Last month, I spoke at an Executive Lecture Series at a major University. My subject was ‘How to build personal relationships and advance your career.’ Following my speech, one of the young people in attendance reached out to me via LinkedIn. She told me that her Father had worked in the retail industry for over 25 years. However, despite a successful career, the company for which this man was working, was closing their retail store in their hometown, and this man was now out of work. She asked for my help in aiding him in finding a position.
Now note – the man looking for the job was someone I had never met and I had only met his daughter following my speech. I was surprised but gratified that they reached out to me thinking I might be able to help . . .despite the fact that I know little about the industry in which this man was looking for a position. It was a sad tale but it got me to thinking. What can someone do in their life to ensure they never have to actively look for their next job.
On the speaking circuit, people are constantly asking me questions about career change. If it’s a college student, they want to know how to get their first job.
To me, the answer is as simple as ABC – Always Be Curious. Curiosity may have killed the cat but it also can provide you with a great tool for getting your next job. You display your curiosity to others by asking questions.
People love to talk about themselves.
If you want to make a great impression on someone, don’t talk about yourself and your accomplishments. Instead, ask questions and get your new contact talking. Ask them where they are from, what the biggest business issue they have ever confronted, ask them about their recreational interests, about their families, about where they like to travel and about their successes and challenges.

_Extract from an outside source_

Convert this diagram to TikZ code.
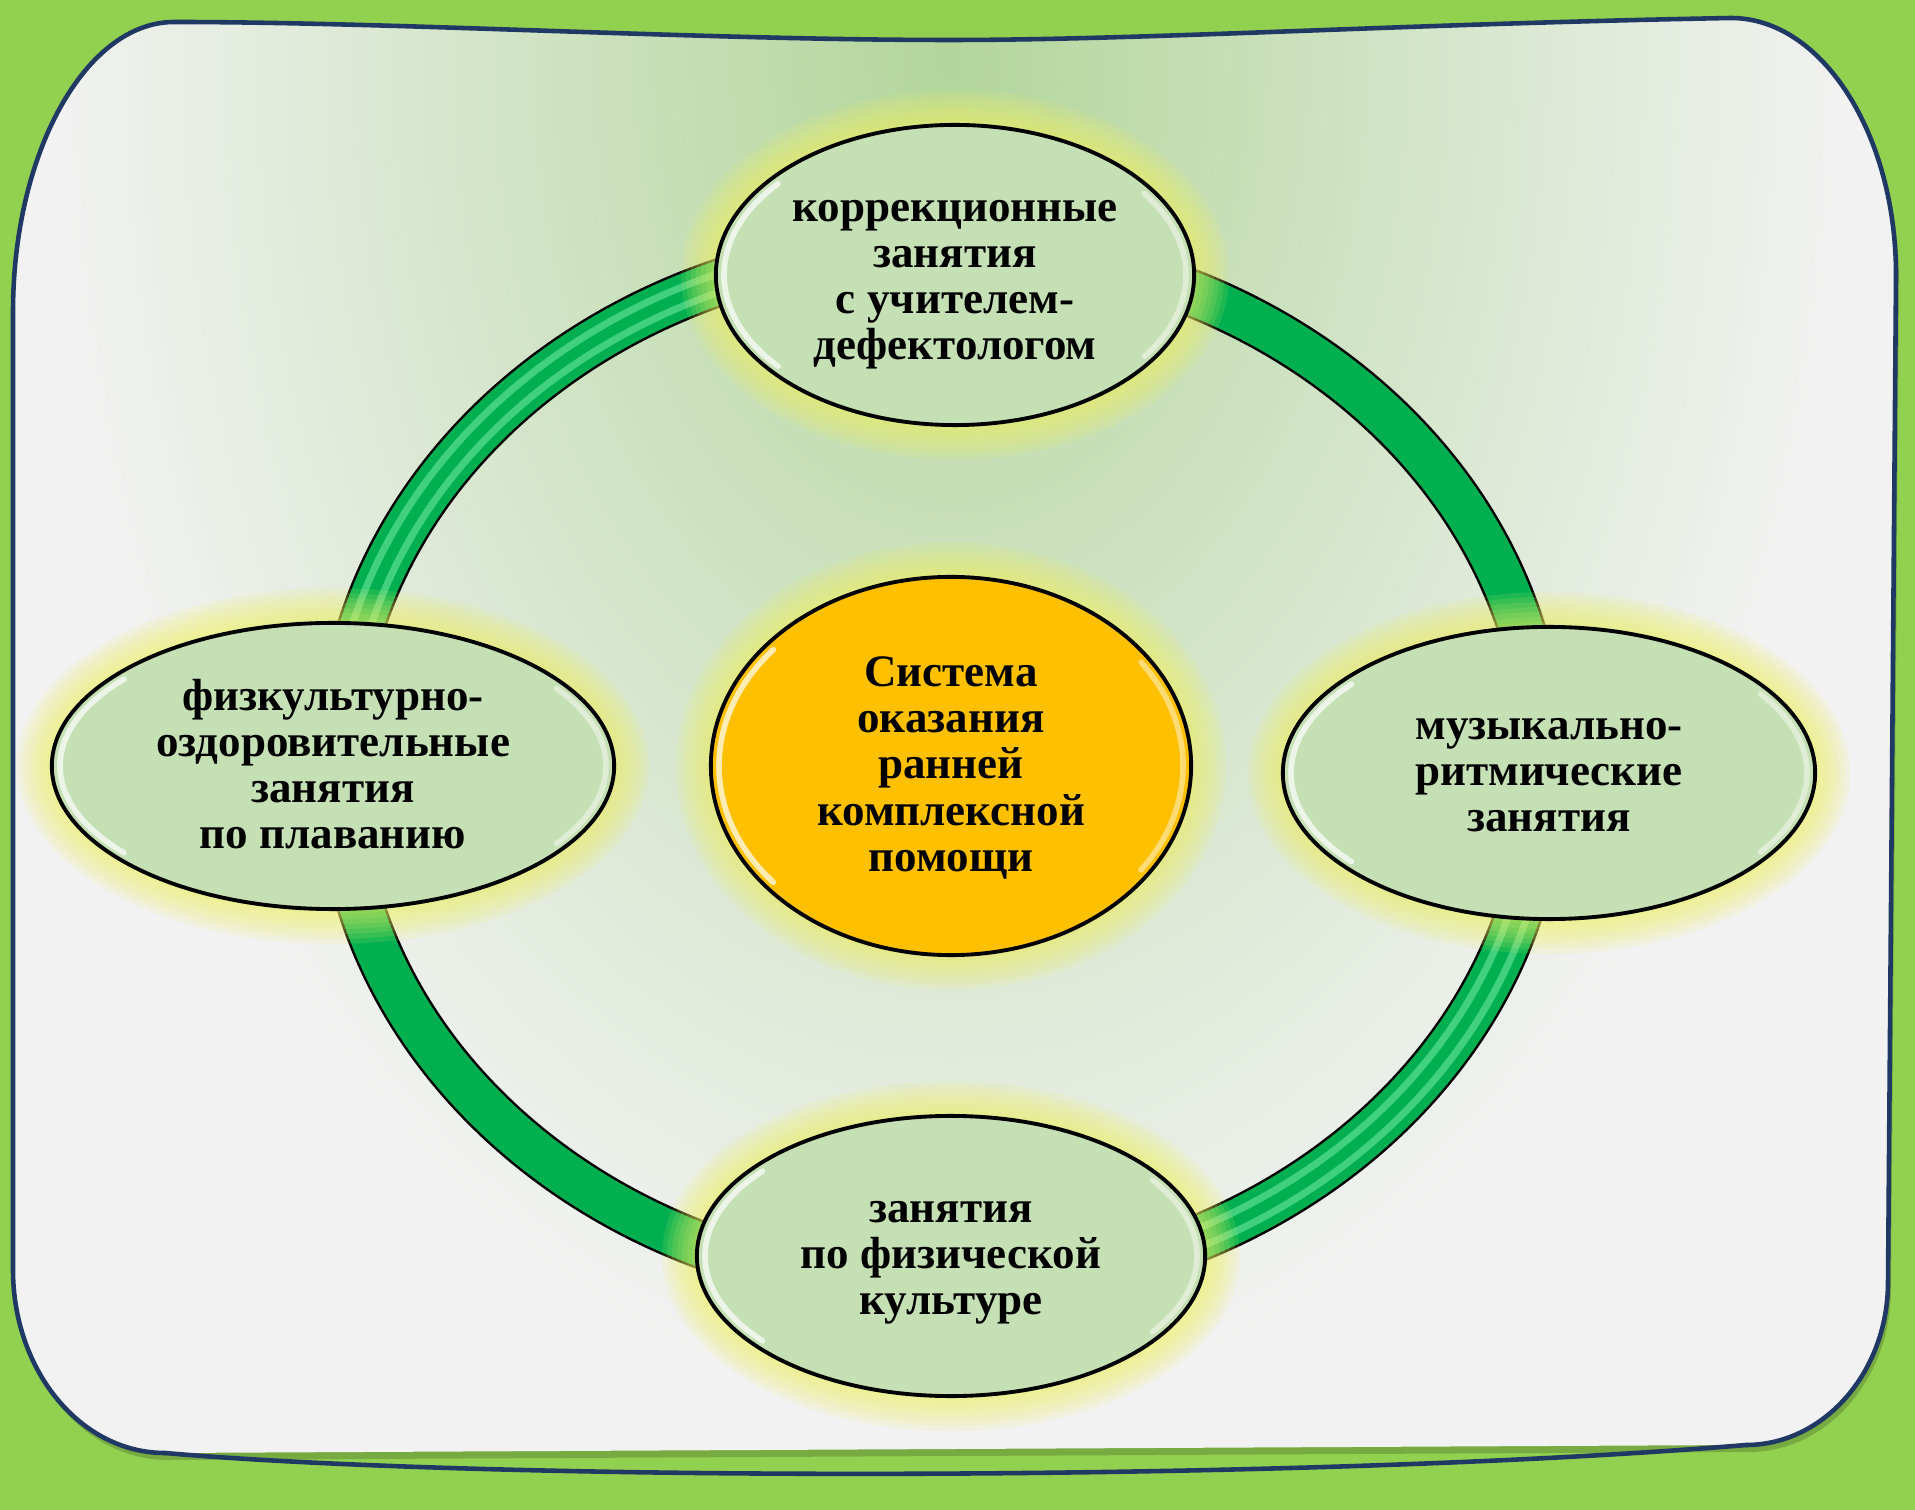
\documentclass[tikz,border=0pt]{standalone}
\usepackage{fontspec}
\setmainfont{Liberation Serif}
\usetikzlibrary{shapes.geometric}
\definecolor{bggreen}{RGB}{146,208,80}
\definecolor{framegreen}{RGB}{178,214,155}
\definecolor{framegray}{RGB}{242,242,242}
\definecolor{framenavy}{RGB}{31,56,100}
\definecolor{ringgreen}{RGB}{0,176,80}
\definecolor{ringlight}{RGB}{130,240,175}
\definecolor{blobgreen}{RGB}{197,224,180}
\definecolor{bloborange}{RGB}{255,192,0}
\definecolor{glowyellow}{RGB}{238,240,100}
\begin{document}
\begin{tikzpicture}[x=0.01cm,y=-0.01cm,line join=round,line cap=round,
	blob/.style={ellipse,draw=black,line width=1.1pt,fill=blobgreen,inner sep=0pt},
	lbl/.style={align=center,inner sep=0pt,font=\bfseries\fontsize{12.8}{13.1}\selectfont},
	glow/.style={fill=glowyellow,opacity=0.13},
	shine/.style={white,line width=1.6pt,opacity=0.7}]
		\useasboundingbox (0,0) rectangle (1915,1510);
		\fill[bggreen] (0,0) rectangle (1915,1510);
		% frame
		\def\framepath{(13,312) -- (13,1270) .. controls (13,1370) and (80,1453) .. (165,1453) -- (1746,1445) .. controls (1824,1445) and (1888,1372) .. (1888,1282) -- (1896,275) .. controls (1896,134) and (1822,18) .. (1731,18) .. controls (1400,24) and (1150,40) .. (950,40) .. controls (700,40) and (400,22) .. (174,22) .. controls (86,22) and (13,152) .. (13,312) -- cycle}
		\fill[black,opacity=0.18,shift={(3,7)}] \framepath;
		\fill[framegray] \framepath;
		\begin{scope}
			\clip \framepath;
			\shade[inner color=framegreen,outer color=framegray] (950,60) ellipse [x radius=900,y radius=1350];
		\end{scope}
		\draw[framenavy,line width=1.3pt] (165,1453) .. controls (80,1453) and (13,1370) .. (13,1270) -- (13,312) .. controls (13,152) and (86,22) .. (174,22) .. controls (400,22) and (700,40) .. (950,40) .. controls (1150,40) and (1400,24) .. (1731,18) .. controls (1822,18) and (1896,134) .. (1896,275) -- (1888,1282) .. controls (1888,1372) and (1824,1445) .. (1746,1445);
		\draw[framenavy,line width=1.3pt] (165,1453) .. controls (500,1482) and (1300,1482) .. (1746,1445);
		% ring
		\draw[black,line width=0.48cm] (941,767) ellipse [x radius=602,y radius=521];
		\draw[ringgreen,line width=0.43cm] (941,767) ellipse [x radius=602,y radius=521];
		\foreach \d in {-9,9}{
			\pgfmathsetmacro\ra{602+\d}\pgfmathsetmacro\rb{521+\d}
			\draw[ringlight,line width=2pt,opacity=0.5] (941,767) ++({\ra*cos(195)},{\rb*sin(195)}) arc[start angle=195,end angle=250,x radius=\ra,y radius=\rb];
			\draw[ringlight,line width=2pt,opacity=0.5] (941,767) ++({\ra*cos(15)},{\rb*sin(15)}) arc[start angle=15,end angle=75,x radius=\ra,y radius=\rb];
		}
		% glow
		\foreach \cx/\cy/\rx/\ry in {955/275/239/150,333/766/281/143,1549/773/266/146,951/1256/254/140,951/766/240/189}
			\foreach \k in {1,...,7}
				\fill[glow] (\cx,\cy) ellipse [x radius=\rx+5*\k,y radius=\ry+5*\k];
		% blobs
		\node[blob,minimum width=4.78cm,minimum height=3cm,
			label={[lbl,yshift=-0.1cm]center:коррекционные\\занятия\\с учителем-\\дефектологом}] (defect) at (955,275) {};
		\node[blob,minimum width=5.62cm,minimum height=2.86cm,
			label={[lbl,yshift=0.02cm]center:физкультурно-\\оздоровительные\\занятия\\по плаванию}] (swim) at (333,766) {};
		\node[blob,minimum width=5.32cm,minimum height=2.92cm,
			label={[lbl,yshift=-0.02cm]center:музыкально-\\ритмические\\занятия}] (music) at (1549,773) {};
		\node[blob,minimum width=5.08cm,minimum height=2.8cm,
			label={[lbl,yshift=-0.07cm]center:занятия\\по физической\\культуре}] (sport) at (951,1256) {};
		\node[blob,fill=bloborange,minimum width=4.8cm,minimum height=3.78cm,
			label={[lbl,yshift=-0.02cm]center:Система\\оказания\\ранней\\комплексной\\помощи}] (system) at (951,766) {};
		\foreach \n/\rx/\ry in {defect/239/150,swim/281/143,music/266/146,sport/254/140,system/240/189}{
			\pgfmathsetmacro\hx{\rx-8}\pgfmathsetmacro\hy{\ry-8}
			\draw[shine] (\n.center) ++({\hx*cos(140)},{\hy*sin(140)}) arc[start angle=140,end angle=220,x radius=\hx,y radius=\hy];
			\draw[shine,opacity=0.45] (\n.center) ++({\hx*cos(-35)},{\hy*sin(-35)}) arc[start angle=-35,end angle=35,x radius=\hx,y radius=\hy];
		}
\end{tikzpicture}
\end{document}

Last Sunday, a young man, age 22, knocked on my front door. Essentially, he was asking “How did you do it?” He peppered me with lots of questions asking me about where I am from, what it was like being a lawyer, how did I transition from the law to business, what are the names of the hottest tech companies in our state, and on and on.” The result was a good one for this young person. He has a job interview with me next week. NOTE: He did not come seeking a job interview but HE GOT ONE. I was impressed by his curiosity.
It all started with his asking me questions. He wasn’t asking “Can I get a job working for your Company?” He was genuinely interested in seeking my advice on his budding career.

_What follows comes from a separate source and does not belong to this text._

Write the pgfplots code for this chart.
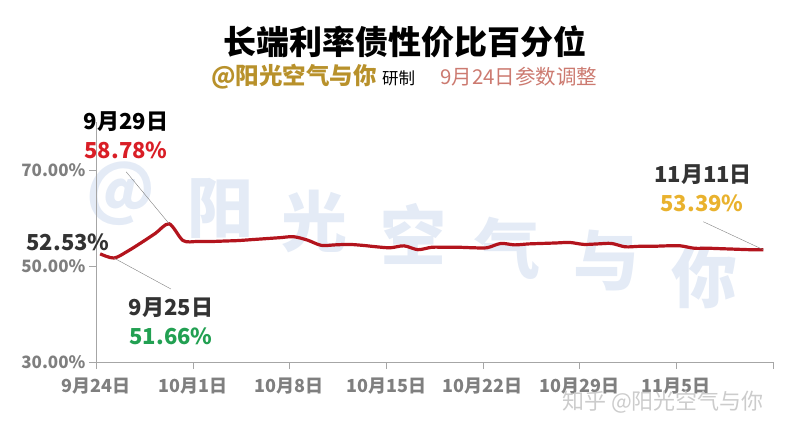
\documentclass[border=0pt]{standalone}
\usepackage{fontspec}
\setmainfont{Noto Sans CJK SC}
\usepackage{pgfplots}
\pgfplotsset{compat=1.18}

\definecolor{linered}{HTML}{B3141D}
\definecolor{tickgray}{HTML}{7F7F7F}
\definecolor{axgray}{HTML}{A6A6A6}
\definecolor{wmblue}{HTML}{E4EBF6}
\definecolor{darktxt}{HTML}{333333}
\definecolor{peakred}{HTML}{D91E26}
\definecolor{lowgreen}{HTML}{22A052}
\definecolor{endgold}{HTML}{E9B22E}
\definecolor{brandgold}{HTML}{B8912B}
\definecolor{notepink}{HTML}{CC7A70}

\begin{document}
\begin{tikzpicture}
% watermark behind the chart (pixel coordinates of the reference)
\begin{scope}[shift={(-96pt,362pt)}, x=1pt, y=-1pt]
  \foreach \ch/\px/\py in {@/121/194, 阳/220/208, 光/314/221, 空/413/234, 气/507/248, 与/606/261, 你/704/278}
    \node[text=wmblue, font=\fontsize{66}{66}\bfseries\selectfont] at (\px,\py) {\ch};
\end{scope}

\begin{axis}[
  scale only axis,
  width=677pt, height=240pt,
  xmin=-0.3, xmax=48.7,
  ymin=30, ymax=80,
  axis x line=bottom, axis y line=left,
  axis line style={axgray, -},
  tick align=outside,
  major tick length=7pt,
  tick style={axgray},
  xtick={-0.3,6.7,13.7,20.7,27.7,34.7,41.7,48.7},
  xticklabels={9月24日,10月1日,10月8日,10月15日,10月22日,10月29日,11月5日,},
  ytick={30,50,70},
  yticklabels={30.00\%,50.00\%,70.00\%},
  ticklabel style={text=tickgray},
  xticklabel style={font=\fontsize{18}{18}\bfseries\selectfont, yshift=-5pt},
  yticklabel style={font=\fontsize{17}{17}\bfseries\selectfont},
  clip=false,
]
\addplot[linered, line width=3.2pt, smooth, tension=0.5] coordinates {
(0,52.53)(1,51.66)(2,53.1)(3,54.9)(4,56.8)(5,58.78)(6,55.3)(7,55.1)(8,55.1)(9,55.2)
(10,55.3)(11,55.5)(12,55.7)(13,55.9)(14,56.1)(15,55.4)(16,54.3)(17,54.4)(18,54.5)(19,54.3)
(20,54.0)(21,53.8)(22,54.2)(23,53.4)(24,53.9)(25,53.9)(26,53.9)(27,53.8)(28,53.8)(29,54.7)
(30,54.4)(31,54.6)(32,54.7)(33,54.8)(34,54.9)(35,54.5)(36,54.6)(37,54.7)(38,54.0)(39,54.1)
(40,54.1)(41,54.2)(42,54.2)(43,53.7)(44,53.7)(45,53.6)(46,53.5)(47,53.4)(48,53.39)
};
\draw[gray, thin] (axis cs:5,58.78) -- ++(-43pt,52pt);
\draw[gray, thin] (axis cs:1,51.66) -- ++(57pt,-31pt);
\draw[gray, thin] (axis cs:48,53.39) -- ++(-60pt,28pt);
\end{axis}

% titles and annotations (pixel coordinates of the reference)
\begin{scope}[shift={(-96pt,362pt)}, x=1pt, y=-1pt]
  \node[font=\fontsize{33}{33}\bfseries\selectfont] at (405,42) {长端利率债性价比百分位};
  \node[anchor=west, inner sep=0, text=brandgold, font=\fontsize{23.5}{23.5}\bfseries\selectfont] at (211,77) {@阳光空气与你};
  \node[anchor=west, inner sep=0, font=\fontsize{16.5}{16.5}\selectfont] at (382,78) {研制};
  \node[anchor=west, inner sep=0, text=notepink, font=\fontsize{20.5}{20.5}\selectfont] at (440,77) {9月24日参数调整};

  \tikzset{ann/.style={inner sep=0}}
  \node[ann, text=black, font=\fontsize{22}{22}\bfseries\selectfont] at (126,122) {9月29日};
  \node[ann, text=peakred, font=\fontsize{22}{22}\bfseries\selectfont] at (126,150) {58.78\%};
  \node[ann, text=darktxt, font=\fontsize{22}{22}\bfseries\selectfont] at (68,242) {52.53\%};
  \node[ann, text=darktxt, font=\fontsize{22}{22}\bfseries\selectfont] at (171,308) {9月25日};
  \node[ann, text=lowgreen, font=\fontsize{22}{22}\bfseries\selectfont] at (171,336) {51.66\%};
  \node[ann, text=darktxt, font=\fontsize{22}{22}\bfseries\selectfont] at (703,175) {11月11日};
  \node[ann, text=endgold, font=\fontsize{22}{22}\bfseries\selectfont] at (702,203) {53.39\%};

  \node[anchor=west, inner sep=0, text=gray!40, font=\fontsize{22}{22}\selectfont] at (562,402) {知乎 @阳光空气与你};
\end{scope}

\pgfresetboundingbox
\path[use as bounding box] (-96pt,-72pt) rectangle (702pt,362pt);
\end{tikzpicture}
\end{document}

A survey was done years ago on “how people got their job.” 56% of the people surveyed obtained their job through a personal connection. Make no mistake – personal relationships make it happen.
So the more personal relationships you develop, the greater your chances will be that your next job will be supplied by one of those people. In other words, you have to connect or network with people. And the best way to do is to ask lots of questions about other people.
People tell me all the time that they are not a natural networker. My response is always the same. “Do you know how to ask a simple question? The answer is always yes. I then tell them how they can become a great networker simply by asking questions.
I read recently in Ron Ruggiero’s new book “FOSTER Exceptional Communication Skills” the following: “Be a good active listener. God gave you TWO ears and ONE mouth for a reason.”
At the beginning of this blog, I told you about the man who contacted me through his daughter seeking a job in an industry I know little if nothing about. The great news is that I was able to introduce this man to the Chief Human resources Officer of a 200,000 person company in the retail space. The CHRO told me that they would arrange for this man to interview with this exceptional company.
So ask a lot of questions, expand your network and never worry about where your next job is coming from.